We should accept the fact that we won’t be the exact match most folks are seeking, but we shouldn’t let that stop us from pursuing these opportunities.
What are the logical extensions to which you can branch? Well, like everything else in this world, that is hard to say. Still, being a member of The FENG does have its advantages because you have a terrific research tool at your fingertips.
Yes, I am talking about our Member Directory Search feature that you can use simply by signing into our website. (Our members come in over 40,000+ different flavors — almost like ice cream and a lot less fattening.)
In order to get from here to there, one must always start with here. (This is a cliché I just made up, so I guess it isn’t a cliché, is it?) Anyway, if you can find folks in The FENG who are just like you and find out what they are thinking, you can save yourself ingesting a whole lot of Excedrin and also save yourself a whole lot of time.

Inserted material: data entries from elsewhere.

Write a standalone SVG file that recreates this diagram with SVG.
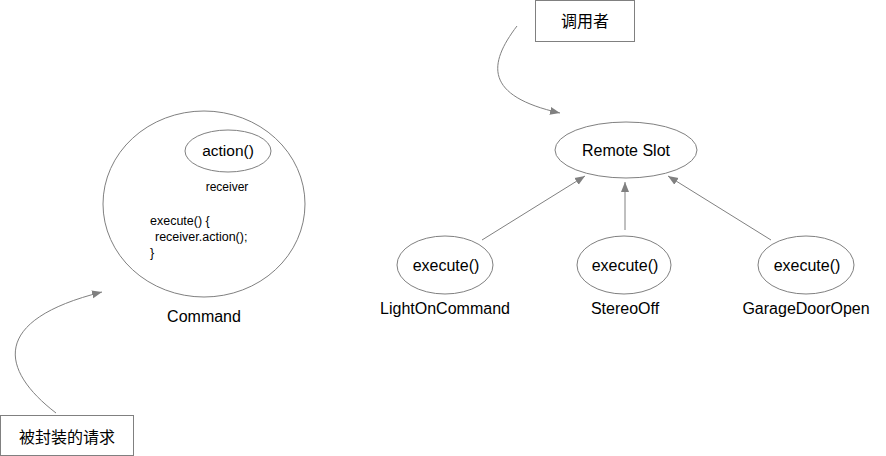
<svg xmlns="http://www.w3.org/2000/svg" width="886" height="456" viewBox="0 0 886 456">
<style>
.s{fill:#fff;stroke:#808080;stroke-width:1}
.t{font-family:"Liberation Sans",Arial,"Noto Sans CJK SC",sans-serif;fill:#000;text-anchor:middle}
.c{fill:none;stroke:#808080;stroke-width:1}
</style>
<defs>
<marker id="a" viewBox="0 0 10 10" refX="10" refY="5" markerWidth="10" markerHeight="10" markerUnits="userSpaceOnUse" orient="auto">
<path d="M0,1 L10,5 L0,9 Z" fill="#808080"/>
</marker>
</defs>
<rect width="886" height="456" fill="#fff"/>
<g id="command">
<ellipse class="s" cx="204" cy="204" rx="101" ry="93"/>
<text class="t" x="204" y="322" font-size="16">Command</text>
<text class="t" x="227" y="191" font-size="12">receiver</text>
<text class="t" x="150" y="225" font-size="12.5" style="text-anchor:start">execute() {</text>
<text class="t" x="155" y="241" font-size="12.5" style="text-anchor:start">receiver.action();</text>
<text class="t" x="150" y="257" font-size="12.5" style="text-anchor:start">}</text>
</g>
<g id="action">
<ellipse class="s" cx="228" cy="151" rx="43" ry="21"/>
<text class="t" x="228" y="156" font-size="15.5">action()</text>
</g>
<g id="remote">
<ellipse class="s" cx="626" cy="150" rx="71" ry="28"/>
<text class="t" x="626" y="156" font-size="16">Remote Slot</text>
</g>
<g id="light">
<ellipse class="s" cx="445" cy="265" rx="48" ry="29"/>
<text class="t" x="446" y="271" font-size="16">execute()</text>
<text class="t" x="445" y="314" font-size="16">LightOnCommand</text>
</g>
<g id="stereo">
<ellipse class="s" cx="624" cy="265" rx="47" ry="29"/>
<text class="t" x="625" y="271" font-size="16">execute()</text>
<text class="t" x="625" y="314" font-size="16">StereoOff</text>
</g>
<g id="garage">
<ellipse class="s" cx="806" cy="265" rx="48" ry="29"/>
<text class="t" x="807" y="271" font-size="16">execute()</text>
<text class="t" x="806" y="314" font-size="16">GarageDoorOpen</text>
</g>
<g id="invoker">
<rect class="s" x="535.5" y="0.5" width="99" height="41"/>
<text class="t" x="585" y="27" font-size="16">调用者</text>
</g>
<g id="request">
<rect class="s" x="0.5" y="415.5" width="133" height="40"/>
<text class="t" x="67" y="443" font-size="16">被封装的请求</text>
</g>
<g id="connectors">
<line class="c" x1="482" y1="240" x2="585" y2="176" marker-end="url(#a)"/>
<line class="c" x1="625" y1="230" x2="625" y2="182" marker-end="url(#a)"/>
<line class="c" x1="771" y1="240" x2="668" y2="176" marker-end="url(#a)"/>
<path class="c" d="M517,26 C488,64 484,96 560,113" marker-end="url(#a)"/>
<path class="c" d="M56,413 C0,370 -10,320 102,292" marker-end="url(#a)"/>
</g>
</svg>
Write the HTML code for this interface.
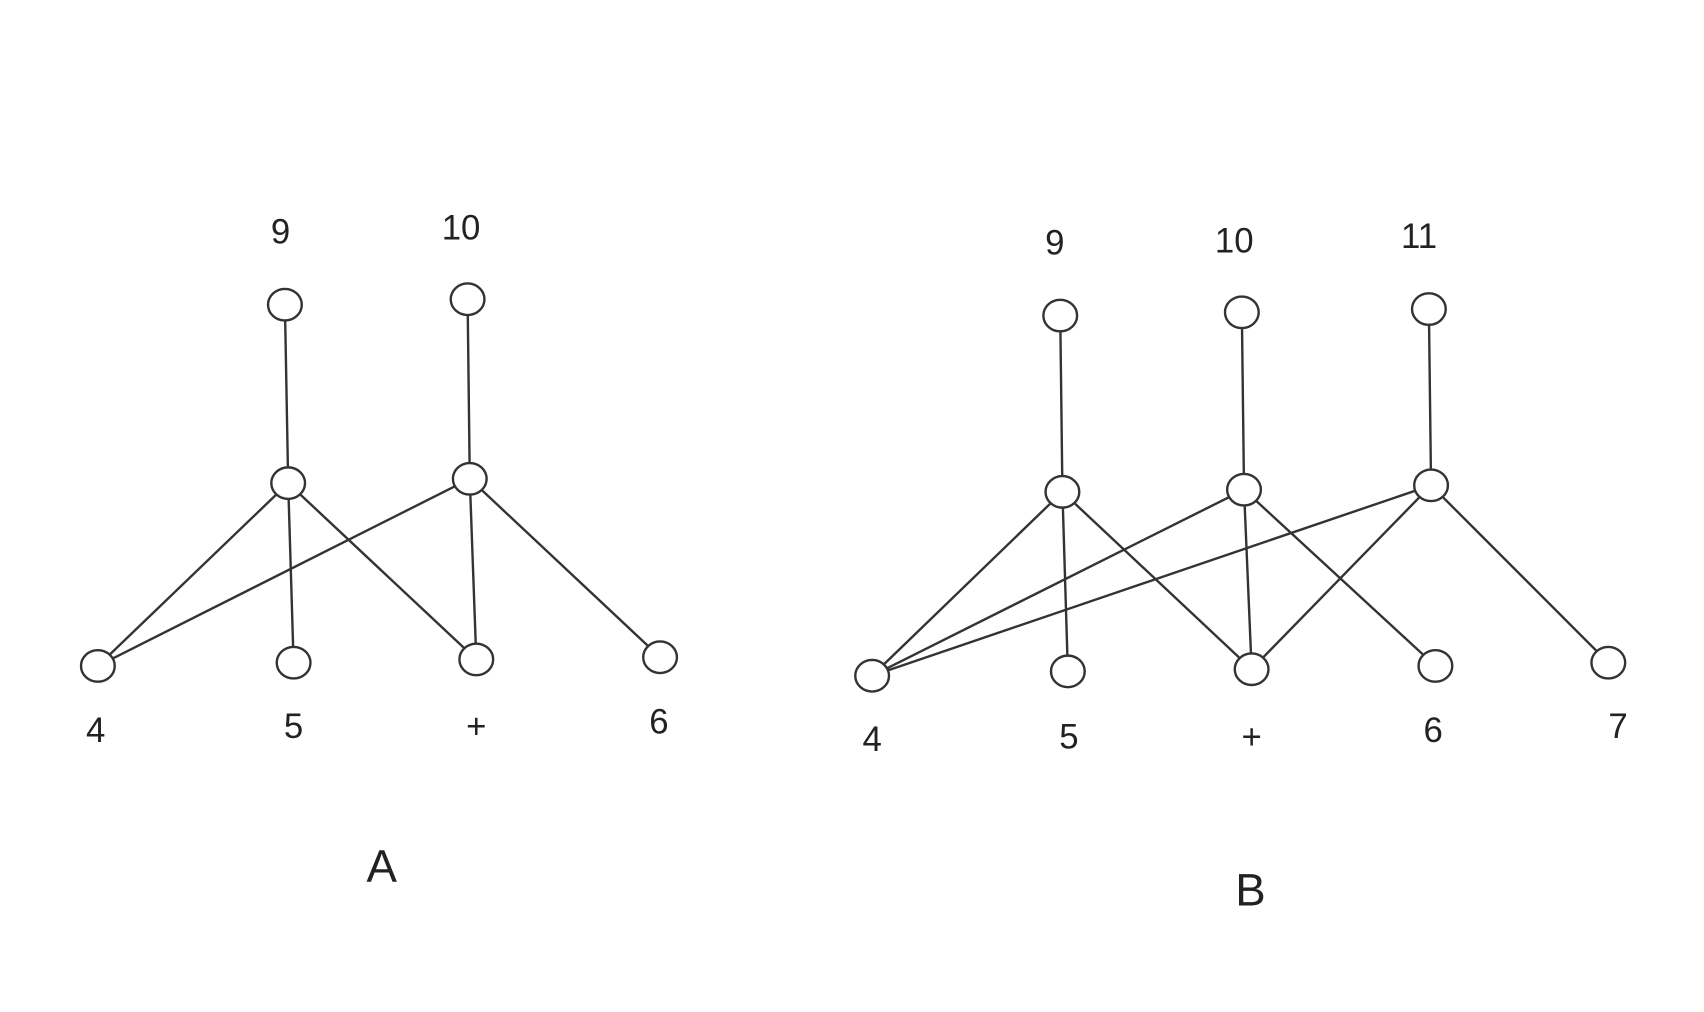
<!DOCTYPE html>
<html><head><meta charset="utf-8"><style>
html,body{margin:0;padding:0;background:#fff;}
svg{display:block;}
text{font-family:"Liberation Sans",sans-serif;fill:#222;text-anchor:middle;}
</style></head><body>
<svg id="chart" width="1704" height="1012" viewBox="0 0 1567 930" preserveAspectRatio="none"></svg>
<script>
const nodeIdsA = ['t9','t10','m9','m10','b4','b5','bp','b6'];
const nodeXA = [262,430,265,432,90,270,438,607];
const nodeYA = [280,275,444,440,612,609,606,604];
const edgesA = [['t9','m9'],['t10','m10'],['m9','b4'],['m9','b5'],['m9','bp'],['m10','b4'],['m10','bp'],['m10','b6']];
const labelsA = ['9','10','4','5','+','6'];
const labelXA = [258,424,88,270,438,606];
const labelYA = [224,220,682,678,678,674];

const nodeIdsB = ['t9','t10','t11','m9','m10','m11','b4','b5','bp','b6','b7'];
const nodeXB = [975,1142,1314,977,1144,1316,802,982,1151,1320,1479];
const nodeYB = [290,287,284,452,450,446,621,617,615,612,609];
const edgesB = [['t9','m9'],['t10','m10'],['t11','m11'],['m9','b4'],['m9','b5'],['m9','bp'],['m10','b4'],['m10','bp'],['m10','b6'],['m11','b4'],['m11','bp'],['m11','b7']];
const labelsB = ['9','10','11','4','5','+','6','7'];
const labelXB = [970,1135,1305,802,983,1151,1318,1488];
const labelYB = [234,232,228,690,688,688,682,678];

const NS='http://www.w3.org/2000/svg';
const svg=document.getElementById('chart');
function draw(prefix, ids, xs, ys, edges, labels, lx, ly, title, tx, ty){
  const g=document.createElementNS(NS,'g');
  
  
  svg.appendChild(g);
  const pos={};
  ids.forEach((id,i)=>pos[id]=[xs[i],ys[i]]);
  edges.forEach(e=>{
    const l=document.createElementNS(NS,'line');
    
    
    l.setAttribute('x1',pos[e[0]][0]);l.setAttribute('y1',pos[e[0]][1]);
    l.setAttribute('x2',pos[e[1]][0]);l.setAttribute('y2',pos[e[1]][1]);
    l.setAttribute('stroke','#333');l.setAttribute('stroke-width','2.2');
    g.appendChild(l);
  });
  ids.forEach((id,i)=>{
    const c=document.createElementNS(NS,'ellipse');
    
    
    c.setAttribute('cx',xs[i]);c.setAttribute('cy',ys[i]);
    c.setAttribute('rx',15.5);c.setAttribute('ry',14.5);
    c.setAttribute('fill','#fff');c.setAttribute('stroke','#333');c.setAttribute('stroke-width','2.2');
    g.appendChild(c);
  });
  labels.forEach((t,i)=>{
    const tt=document.createElementNS(NS,'text');
    
    
    tt.setAttribute('x',lx[i]);tt.setAttribute('y',ly[i]);
    tt.setAttribute('font-size','32');
    tt.textContent=t;g.appendChild(tt);
  });
  const T=document.createElementNS(NS,'text');
  
  
  T.setAttribute('x',tx);T.setAttribute('y',ty);T.setAttribute('font-size','42');
  T.textContent=title;g.appendChild(T);
}
draw('a',nodeIdsA,nodeXA,nodeYA,edgesA,labelsA,labelXA,labelYA,'A',351,810);
draw('b',nodeIdsB,nodeXB,nodeYB,edgesB,labelsB,labelXB,labelYB,'B',1150,832);
</script>
</body></html>
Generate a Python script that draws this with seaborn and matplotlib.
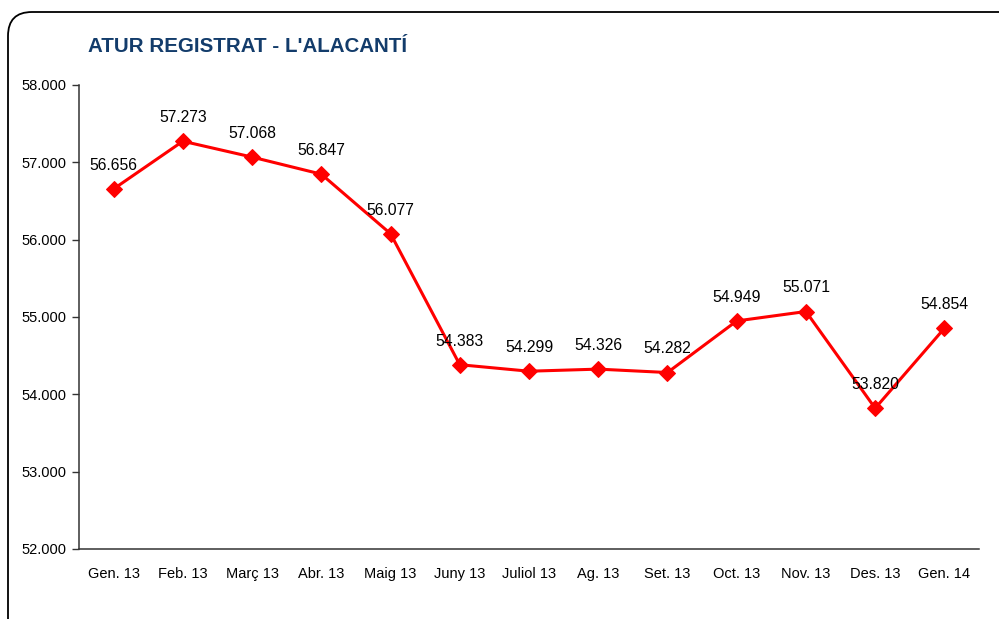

What are the logical product extensions for you? We know you are smart and well educated, but what talents have you acquired over the years that will qualify you for opportunities in other industries? Just understand it will be a hard sell because you aren’t a direct fit, but even square pegs can be driven into round holes if you use a big enough hammer.
(As I have often been heard to say, don’t force it; use a bigger hammer.)
Now that you have identified those folks who are just like you, and hopefully done a little networking, go to our website again with a list of target companies in hand and using our Member Directory Search feature do a search for members who have worked at those firms. This time your approach is to check out whether your assumptions are true or false and how you might have to adjust your resume so that it will make sense to those receiving it. (I think you can call this testing the null hypothesis.)
Striking off in new directions with a focus is a lot better than flailing wildly. Done properly you are more likely to be making the best use of your time and hopefully getting closer to your goal.
Just don’t invent yourself into a buggy whip manufacturer. There just isn’t much demand for them right now. (But if the price of gasoline goes up again, there just might be soon.)